Любовь к отечеству, могущество народного духа и богатство в материальных средствах- действительно сильные орудия. Но воскресите героев Термоиил, Марафона, Платеи, воинов Лакедемона, фаланги македонян, когорты Рима, составьте из всех их одно войско, сделайте Мильтиада, - Фемистокла, Кимона, Аристида, Перикла, Фабия, Камилла, Сципиона, Мария начальниками отрядов, а в главнокомандующие дайте им Александра Македонского и Юлия Цезаря: это ужасное войско исполинов не устоит против пяти полков нашего времени под командою не Наполеона, а хоть кого-нибудь из его генералов. Сила солому ломит, говорит пословица, а ум, вооруженный наукою, искусством и вековым развитием жизни, ломит и силу, прибавили бы мы. Нет, без Петра Великого для России не было никакой возможности естественного сближения с Европою, [ибо в ней не было живого зерна развития, и без Петра долго бы ей быть оригиналом картин, нарисованных Кошихиным и Желябужским.

Правда, и без реформы Петра Россия, может быть, сблизилась бы с Европою и приняла бы ее цивилизацию, но точно так же, как Индия сблизилась с Англиею]. Повторяем: Петру некогда было медлить и выжидать. Как прозорливый кормчий, он во время тишины предузнал ужасную бурю и велел своему экипажу не щадить ни трудов, ни здоровья, ни жизни, чтобы приготовиться к напору волн, порывам ветра, и все изготовились, хотя и нехотя, - и настала буря, но хорошо приготовленный корабль легко выдержал ее неистовую силу, - и нашлись недальновидные, которые стали роптать на кормчего, что он напрасно так беспокоил их. Нельзя ему было сеять и спокойно ожидать, когда прозябнет, взойдет и созреет брошенное семя: одной рукою бросая семена, другою хотел он тут же и пожинать плоды их, нарушая обычные законы природы и возможности, и природа отступила для него от своих вечных законов, и возможность стала для него волшебством.
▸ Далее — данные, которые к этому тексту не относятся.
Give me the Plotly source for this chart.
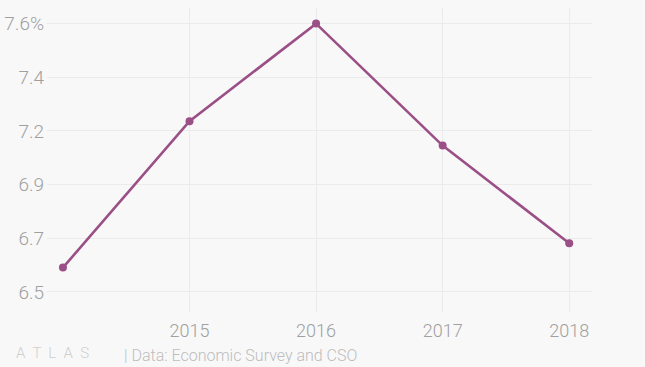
import plotly.graph_objects as go

years = [2014, 2015, 2016, 2017, 2018]
growth = [6.6, 7.2, 7.6, 7.1, 6.7]
x_tick_vals = [2015, 2016, 2017, 2018]
x_tick_text = ["2015", "2016", "2017", "2018"]
y_tick_vals = [6.5, 6.72, 6.94, 7.16, 7.38, 7.6]
y_tick_text = ["6.5", "6.7", "6.9", "7.2", "7.4", "7.6%"]

line_color = "#9a4f86"
bg = "#f8f8f8"
grid = "#ebebeb"
tick_color = "#a0a0a0"

W, H = 645, 367
ML, MR, MT, MB = 47, 53, 8, 55

fig = go.Figure()
fig.add_trace(go.Scatter(
    x=years, y=growth, mode="lines+markers",
    line=dict(color=line_color, width=2.6),
    marker=dict(color=line_color, size=8),
    hoverinfo="x+y", showlegend=False,
))

fig.update_layout(
    width=W, height=H,
    paper_bgcolor=bg, plot_bgcolor=bg,
    margin=dict(l=ML, r=MR, t=MT, b=MB),
    font=dict(family="Roboto", color=tick_color),
    xaxis=dict(
        range=[2013.874, 2018.18],
        tickvals=x_tick_vals, ticktext=x_tick_text,
        showgrid=True, gridcolor=grid, gridwidth=1,
        zeroline=False, showline=False, ticks="",
        tickfont=dict(size=18, color=tick_color, family="Roboto", weight=300),
        ticklabelstandoff=6, automargin=False,
    ),
    yaxis=dict(
        range=[6.418, 7.664],
        tickvals=y_tick_vals, ticktext=y_tick_text,
        showgrid=True, gridcolor=grid, gridwidth=1,
        zeroline=False, showline=False, ticks="",
        tickfont=dict(size=19, color=tick_color, family="Roboto", weight=300),
        ticklabelstandoff=2, automargin=False,
    ),
)

pw = W - ML - MR
ph = H - MT - MB
def px(xp):
    return (xp - ML) / pw
def py(yp):
    return (H - MB - yp) / ph

fig.add_annotation(text="A  T  L  A  S", x=px(14), y=py(353), xref="paper", yref="paper",
                   xanchor="left", yanchor="middle", showarrow=False,
                   font=dict(size=15, color="#cfcfcf", family="Roboto", weight=300))
fig.add_annotation(text="| Data: Economic Survey and CSO", x=px(122), y=py(355),
                   xref="paper", yref="paper", xanchor="left", yanchor="middle",
                   showarrow=False,
                   font=dict(size=16, color="#bdbdbd", family="Roboto", weight=300))

fig.write_html("out.html", config={"displayModeBar": False},
               post_script="document.body.style.margin='0';document.body.style.background='%s';" % bg)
Новый Навин, он останавливал солнце в пути его, он у моря отторгал его довременные владения, он из болот вывел чудный город - Он понял, что полумеры никуда не годятся и только портят дело; он понял, что коренные перевороты в том, что сделано веками, не могут производиться вполовину, что надо делать больше, чем можно сделать, или ничего не делать, и понял, что на первое станет его сил. Перед битвою под Лесным он позади своих войск поставил казаков [и калмыков] с строгим приказанием убивать без милосердия всякого, кто побежит вспять, даже и его самого, если он это сделает * (Голиков, т. ГО, стр. 20 старого издания).